La longue retraite parisienne de Mohammed VI, loin des affres des arcanes du pouvoir de Rabat, lui a permis une évaluation plus saine et plus approfondie des situations tant sur le plan domestique qu’international. Et une meilleure marge de manœuvre, surtout quand il s’agit de prendre des décisions sensibles de très haute importance.
A titre d’exemple, lors du Sommet de Dhahran, et en raison de la politique de blocus qui lui est imposée, le Qatar a revu à la baisse son niveau de représentation pour n’envoyer en Arabie saoudite « que » l’ambassadeur de Doha auprès de la Ligue arabe au Caire. Le lendemain même, s’ouvrait dans la capitale qatarie la cérémonie d’inauguration de la Bibliothèque du Qatar en présence de tout le gotha mondial. Le Maroc aurait pu choisir, pour ne pas offusquer saoudiens et émiratis, de ne se faire représenter que par son ambassadeur.

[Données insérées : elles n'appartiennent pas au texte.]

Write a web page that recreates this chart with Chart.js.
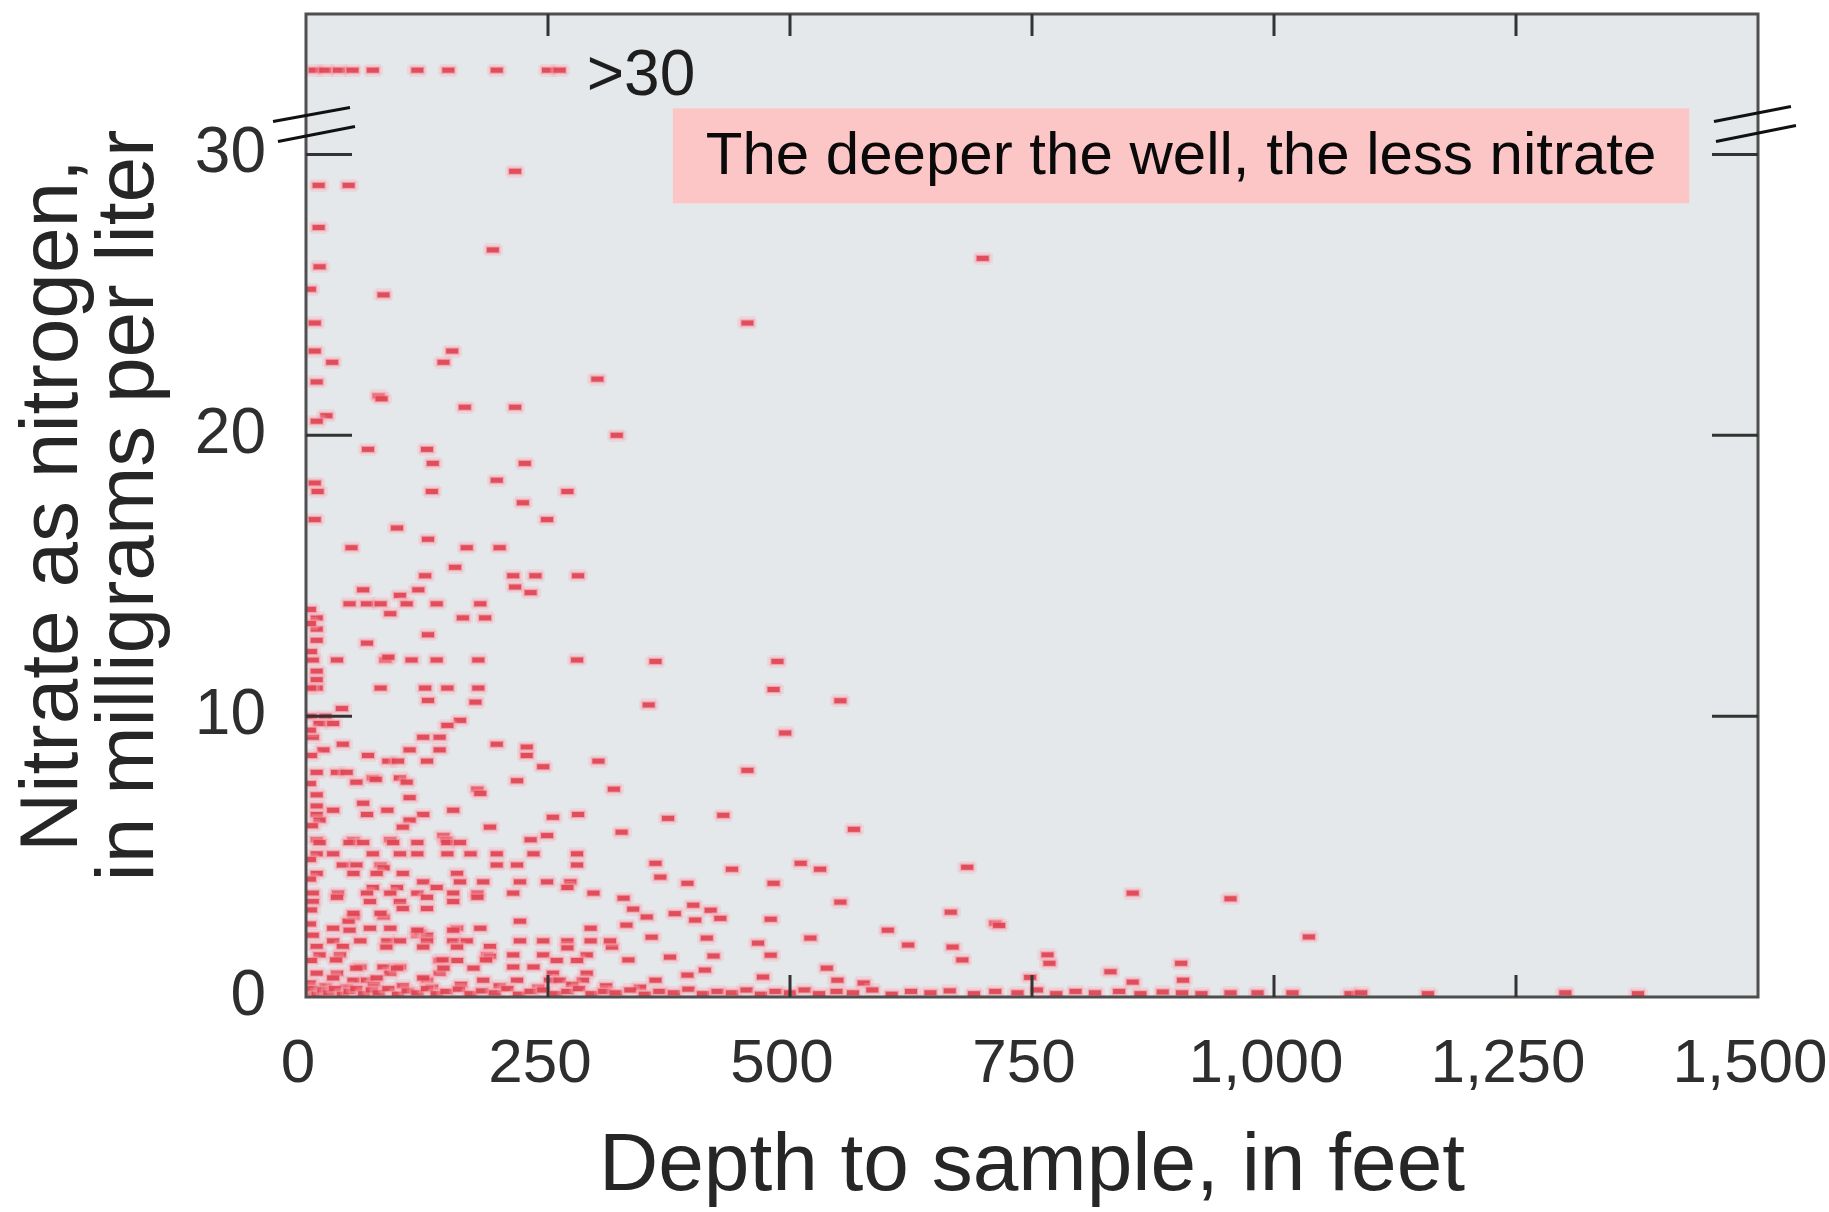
<!DOCTYPE html>
<html>
<head>
<meta charset="utf-8">
<script src="https://cdn.jsdelivr.net/npm/chart.js@4.4.1/dist/chart.umd.min.js"></script>
<style>
html,body{margin:0;padding:0;background:#ffffff;}
canvas{display:block;}
</style>
</head>
<body>
<canvas id="chart" width="1829" height="1212" style="width:1829px;height:1212px"></canvas>
<script>
// ---------- DATA ----------
const xTickValues = [0, 250, 500, 750, 1000, 1250, 1500];
const yTickValues = [0, 10, 20, 30];
const xTitle = 'Depth to sample, in feet';
const yTitle = ['Nitrate as nitrogen,', 'in milligrams per liter'];
const annotationText = 'The deeper the well, the less nitrate';
const over30Label = '>30';
const over30PlotValue = 33;           // where the ">30" samples are plotted
const axisBreakValue = 31.1;          // position of the axis break marks
// depths (ft) of wells with nitrate above 30 mg/L
const over30Depths = [9, 20, 34, 48, 69, 115, 147, 197, 250, 262];

// [depth ft, nitrate mg/L]
const upperWells = [
  [216,29.4],[13,28.9],[44,28.9],[13,27.4],[193,26.6],[14,26.0],[699,26.3],[80,25.0],[4,25.2],
  [9,24.0],[456,24.0],[9,23.0],[27,22.6],[151,23.0],[142,22.6],[301,22.0],[11,21.9],[75,21.4],
  [78,21.3],[164,21.0],[216,21.0],[21,20.7],[11,20.5],[321,20.0],[64,19.5],[125,19.5],[131,19.0],
  [226,19.0],[197,18.4],[9,18.3],[12,18.0],[130,18.0],[270,18.0],[224,17.6],[249,17.0],[9,17.0],
  [94,16.7],[126,16.3],[47,16.0],[166,16.0],[200,16.0],[154,15.3],[123,15.0],[214,15.0],[237,15.0],
  [281,15.0],[216,14.6],[59,14.5],[116,14.5],[232,14.4],[97,14.3]
];
const middleWells = [
  [45,14.0],[63,14.0],[77,14.0],[104,14.0],[135,14.0],[180,14.0],[87,13.65],[162,13.5],[185,13.5],
  [11,13.5],[11,13.1],[11,12.7],[126,12.9],[63,12.6],[7,12.0],[32,12.0],[82,12.0],[85,12.1],
  [109,12.0],[135,12.0],[178,12.0],[280,12.0],[11,11.6],[11,11.3],[11,11.0],[4,11.0],[77,11.0],
  [123,11.0],[146,11.0],[178,11.0],[126,10.56],[175,10.5],[37,10.27],[5,10.0],[20,10.0],[14,9.74],
  [28,9.74],[159,9.85],[146,9.67],[7,9.25],[121,9.25],[138,9.25],[197,9.0],[38,9.0],[18,8.8],
  [107,8.8],[138,8.8],[228,8.9],[228,8.6],[64,8.6],[85,8.4],[95,8.4],[125,8.4],[302,8.4],[245,8.2],
  [11,8.0],[32,8.0],[42,8.0],[69,7.8],[72,7.75],[97,7.8],[52,7.65],[104,7.65],[218,7.7],[177,7.4],
  [318,7.4],[180,7.25],[107,7.1],[59,6.9],[11,7.2],[11,6.8],[11,6.5],[152,6.65],[28,6.65],[84,6.65],
  [63,6.5],[121,6.5],[255,6.4],[281,6.5],[107,6.3],[14,6.3],[100,6.05],[190,6.05],[142,5.75],
  [145,5.6],[249,5.75],[232,5.6],[49,5.6],[87,5.6],[11,5.6],
  [4,13.8],[4,13.3],[5,12.3],[4,9.5],[5,8.6],[4,7.6],[6,6.1]
];
const deeperWells = [
  [361,11.95],[487,11.95],[483,10.95],[354,10.4],[552,10.55],[495,9.4],[456,8.07],[374,6.36],
  [431,6.47],[326,5.87],[566,5.97],[361,4.76],[366,4.27],[394,4.05],[440,4.55],[511,4.76],
  [531,4.55],[483,4.05],[683,4.62],[328,3.52],[338,3.13],[352,2.85],[331,2.56],[381,2.97],
  [400,3.27],[402,2.74],[418,3.09],[428,2.8],[480,2.77],[552,3.38],[666,3.02],[712,2.63],
  [716,2.55],[601,2.38],[521,2.1],[622,1.85],[668,1.78],[678,1.32],[316,1.78],[357,2.13],
  [414,2.1],[333,1.32],[376,1.42],[421,1.46],[467,1.92],[480,1.49],[394,0.78],[412,0.96],
  [538,1.03],[549,0.6],[472,0.71],[361,0.6],[576,0.5],
  [854,3.7],[955,3.5],[1036,2.14],[766,1.5],[768,1.2],[831,0.9],[904,1.2],[906,0.6],[854,0.53],[748,0.7]
];
const lowerWells = [
  [14,5.5],[45,5.5],[59,5.5],[90,5.5],[115,5.5],[146,5.5],[159,5.5],
  [11,5.1],[28,5.1],[69,5.1],[97,5.1],[115,5.1],[146,5.1],[170,5.1],[197,5.1],[235,5.1],[280,5.1],
  [38,4.7],[52,4.7],[77,4.7],[80,4.6],[197,4.7],[218,4.7],[280,4.7],
  [11,4.4],[49,4.4],[73,4.4],[100,4.4],[156,4.4],
  [121,4.1],[159,4.1],[183,4.1],[221,4.1],[249,4.1],[273,4.1],
  [69,3.9],[94,3.9],[135,3.9],[270,3.9],
  [7,3.7],[33,3.7],[63,3.7],[87,3.7],[115,3.7],[152,3.7],[177,3.7],[214,3.7],[297,3.7],
  [7,3.4],[66,3.4],[97,3.4],[152,3.4],[100,3.15],[125,3.15],[49,2.85],[80,2.85],[221,2.7],[44,2.7],
  [28,2.45],[66,2.45],[87,2.45],[156,2.45],[180,2.45],[294,2.45],
  [7,2.2],[115,2.2],[118,2.3],[125,2.2],
  [28,2.0],[56,2.0],[84,2.0],[97,2.0],[125,2.0],[152,2.0],[166,2.0],[221,2.0],[245,2.0],[270,2.0],[294,2.0],[314,2.0],
  [11,1.8],[38,1.8],[190,1.8],[270,1.75],
  [14,1.5],[35,1.5],[187,1.5],[190,1.45],[214,1.5],[245,1.5],[290,1.5],
  [138,1.3],[156,1.3],[259,1.3],[280,1.3],
  [56,1.07],[80,1.07],[97,1.07],[214,1.07],[235,1.07],
  [11,0.85],[32,0.85],[87,0.85],[138,0.85],[255,0.85],[290,0.85],
  [49,0.6],[63,0.6],[125,0.6],[183,0.6],[218,0.6],[252,0.6],[262,0.6],[286,0.6],
  [4,4.9],[4,4.2],[5,3.1],[4,2.6],[5,1.3],[4,0.5],
  [20,0.4],[42,0.35],[70,0.45],[100,0.4],[130,0.35],[160,0.45],[200,0.4],[240,0.35],[275,0.45],[310,0.4],[345,0.35]
];
const shallowCluster = [
  [32,3.55],[125,3.55],[177,3.55],[49,2.98],[77,2.98],[45,2.38],[115,2.38],[152,2.38],[83,1.78],
  [121,1.78],[156,1.78],[31,1.32],[141,1.32],[186,1.32],[52,1.03],[94,1.03],[142,1.03],[173,1.03],
  [28,0.68],[73,0.68],[121,0.68]
];
// samples with almost no nitrate, along the bottom of the plot
const nearZeroWells = [
  [2,0.15],[6,0.3],[12,0.1],[18,0.25],[24,0.15],[30,0.3],[38,0.1],[45,0.2],[52,0.3],[60,0.12],
  [68,0.25],[75,0.15],[85,0.3],[95,0.1],[105,0.22],[115,0.15],[125,0.3],[135,0.12],[145,0.2],
  [158,0.28],[170,0.12],[182,0.22],[195,0.15],[208,0.3],[220,0.1],[232,0.2],[245,0.25],[258,0.12],
  [270,0.2],[282,0.3],[295,0.12],[308,0.2],[320,0.15],[335,0.25],[350,0.1],[365,0.2],[380,0.15],
  [395,0.28],[410,0.12],[425,0.2],[440,0.15],[455,0.25],[470,0.1],[485,0.2],[500,0.15],[515,0.25],
  [530,0.12],[548,0.2],[565,0.15],[585,0.25],[605,0.1],[625,0.2],[645,0.15],[665,0.22],[690,0.12],
  [712,0.2],[735,0.15],[755,0.25],[775,0.12],[795,0.2],[815,0.15],[840,0.2],[862,0.12],[885,0.18],
  [905,0.15],[925,0.12],[955,0.15],[983,0.15],[1019,0.15],[1079,0.12],[1090,0.15],[1159,0.12],
  [1301,0.15],[1376,0.12]
];

// ---------- STYLE ----------
const FONT = '"Liberation Sans", Arial, Helvetica, sans-serif';
const PLOT_BG = '#e5e8ea';

function makeDash() {
  const c = document.createElement('canvas');
  c.width = 20; c.height = 13;
  const g = c.getContext('2d');
  g.fillStyle = 'rgba(248,170,178,0.28)';
  g.fillRect(2, 0, 16, 13);
  g.fillRect(0, 2, 20, 9);
  g.fillStyle = 'rgba(238,120,135,0.45)';
  g.fillRect(3, 3, 14, 7);
  g.fillStyle = 'rgba(222,58,72,0.82)';
  g.fillRect(4, 4, 12, 5);
  return c;
}
const dashMark = makeDash();

const toPoints = arr => arr.map(([x, y]) => ({x, y}));
const allWells = [].concat(upperWells, middleWells, deeperWells, lowerWells, shallowCluster, nearZeroWells);

const backgroundPlugin = {
  id: 'plotBackground',
  beforeDraw(chart) {
    const {ctx, chartArea: a} = chart;
    ctx.save();
    ctx.fillStyle = '#ffffff';
    ctx.fillRect(0, 0, chart.width, chart.height);
    ctx.fillStyle = PLOT_BG;
    ctx.fillRect(a.left, a.top, a.right - a.left, a.bottom - a.top);
    ctx.restore();
  }
};

function seg(ctx, x1, y1, x2, y2) {
  ctx.beginPath(); ctx.moveTo(x1, y1); ctx.lineTo(x2, y2); ctx.stroke();
}

const framePlugin = {
  id: 'frameAndTicks',
  afterDatasetsDraw(chart) {
    const {ctx, chartArea: a, scales: {x, y}} = chart;
    ctx.save();
    ctx.strokeStyle = '#4f4f4f';
    ctx.lineWidth = 3;
    ctx.strokeRect(a.left, a.top, a.right - a.left, a.bottom - a.top);
    ctx.strokeStyle = '#333333';
    ctx.lineWidth = 3;
    xTickValues.forEach(v => {
      if (v <= x.min || v >= x.max) return;
      const px = x.getPixelForValue(v);
      seg(ctx, px, a.top, px, a.top + 22);
      seg(ctx, px, a.bottom, px, a.bottom - 22);
    });
    yTickValues.forEach(v => {
      if (v <= y.min) return;
      const py = y.getPixelForValue(v);
      seg(ctx, a.left, py, a.left + 46, py);
      seg(ctx, a.right, py, a.right - 46, py);
    });
    // axis break marks
    const yb = y.getPixelForValue(axisBreakValue);
    ctx.strokeStyle = '#111111';
    ctx.lineWidth = 3;
    seg(ctx, a.left - 33, yb - 2, a.left + 44, yb - 16);
    seg(ctx, a.left - 28, yb + 18, a.left + 49, yb + 3);
    seg(ctx, a.right - 44, yb - 2, a.right + 33, yb - 17);
    seg(ctx, a.right - 42, yb + 18, a.right + 38, yb + 2);
    ctx.restore();
  }
};

const annotationPlugin = {
  id: 'annotations',
  afterDraw(chart) {
    const {ctx, scales: {x, y}} = chart;
    ctx.save();
    // ">30" label
    ctx.fillStyle = '#1e1e1e';
    ctx.font = '64px ' + FONT;
    ctx.textAlign = 'left';
    ctx.textBaseline = 'middle';
    ctx.fillText(over30Label, x.getPixelForValue(290), y.getPixelForValue(32.75));
    // pink note box
    const bx1 = x.getPixelForValue(379), bx2 = x.getPixelForValue(1429);
    const by1 = y.getPixelForValue(31.64), by2 = y.getPixelForValue(28.26);
    ctx.fillStyle = '#fcc6c6';
    ctx.fillRect(bx1, by1, bx2 - bx1, by2 - by1);
    ctx.fillStyle = '#0a0a0a';
    ctx.font = '60px ' + FONT;
    ctx.textAlign = 'center';
    ctx.fillText(annotationText, (bx1 + bx2) / 2, (by1 + by2) / 2 + 2);
    ctx.restore();
  }
};

new Chart(document.getElementById('chart'), {
  type: 'scatter',
  data: {
    datasets: [
      {
        label: 'Wells',
        data: toPoints(allWells),
        pointStyle: dashMark,
        pointRadius: 6,
        pointHoverRadius: 6
      },
      {
        label: 'Above 30 mg/L',
        data: over30Depths.map(d => ({x: d, y: over30PlotValue})),
        pointStyle: dashMark,
        pointRadius: 6,
        pointHoverRadius: 6
      }
    ]
  },
  options: {
    responsive: false,
    animation: false,
    devicePixelRatio: 1,
    layout: {padding: {left: 0, top: 14, right: 71, bottom: 4}},
    plugins: {legend: {display: false}, tooltip: {enabled: false}},
    scales: {
      x: {
        type: 'linear',
        min: 0,
        max: 1500,
        afterBuildTicks(s) { s.ticks = xTickValues.map(v => ({value: v})); },
        afterFit(s) { s.height = 211; s.paddingLeft = 0; s.paddingRight = 0; },
        grid: {display: false, drawTicks: false},
        border: {display: false},
        ticks: {
          autoSkip: false, maxRotation: 0, minRotation: 0, padding: 31, labelOffset: -8,
          color: '#2e2e2e', font: {family: FONT, size: 62},
          callback: v => Number(v).toLocaleString('en-US')
        },
        title: {
          display: true, text: xTitle, color: '#262626',
          font: {family: FONT, size: 82, lineHeight: 1},
          padding: {top: 0, bottom: 0}
        }
      },
      y: {
        type: 'linear',
        min: 0,
        max: 35,
        afterBuildTicks(s) { s.ticks = yTickValues.map(v => ({value: v})); },
        afterFit(s) { s.width = 306; s.paddingTop = 0; s.paddingBottom = 0; },
        grid: {display: false, drawTicks: false},
        border: {display: false},
        ticks: {
          autoSkip: false, padding: 40,
          color: '#2e2e2e', font: {family: FONT, size: 64}
        },
        title: {
          display: true, text: yTitle, color: '#262626',
          font: {family: FONT, size: 82, lineHeight: 0.93},
          padding: {top: 16, bottom: 0}
        }
      }
    }
  },
  plugins: [backgroundPlugin, framePlugin, annotationPlugin]
});
</script>
</body>
</html>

Mais l’indépendance du Maroc en termes de politique étrangère et sa souveraineté dans ce périmètre régalien a voulu que la princesse Lalla Hasnaa représente en personne le Maroc à cet événement culturel universel auprès de la famille régnante du Qatar, de la même manière que la veille, son frère Moulay Rachid représentait le royaume au Sommet de la Ligue arabe à Dhahran. Une manière de garder une certaine relation équidistante avec tous les acteurs de la région.
Autre preuve de l’indépendance de la politique étrangère du pays, le Maroc s’est clairement démarqué de la position des principales capitales arabes suite à l’attaque tripartite franco-américano-britannique contre la Syrie. Rabat s’est nettement désolidarisée de cette opération qui enfreint le droit international quelles que soient les bonnes (ou pas) intentions de ses auteurs.
En recevant à Paris le prince héritier saoudien Mohammed Ben Salmane et le premier ministre libanais Saad Hariri, tout en chargeant les princes Moulay Rachid et Lalla Hasnaa de le représenter respectivement à Ryadh et à Doha, le roi Mohammed VI et la famille royale marocaine sont désormais considérés comme les véritables gardiens de la fraternité arabe.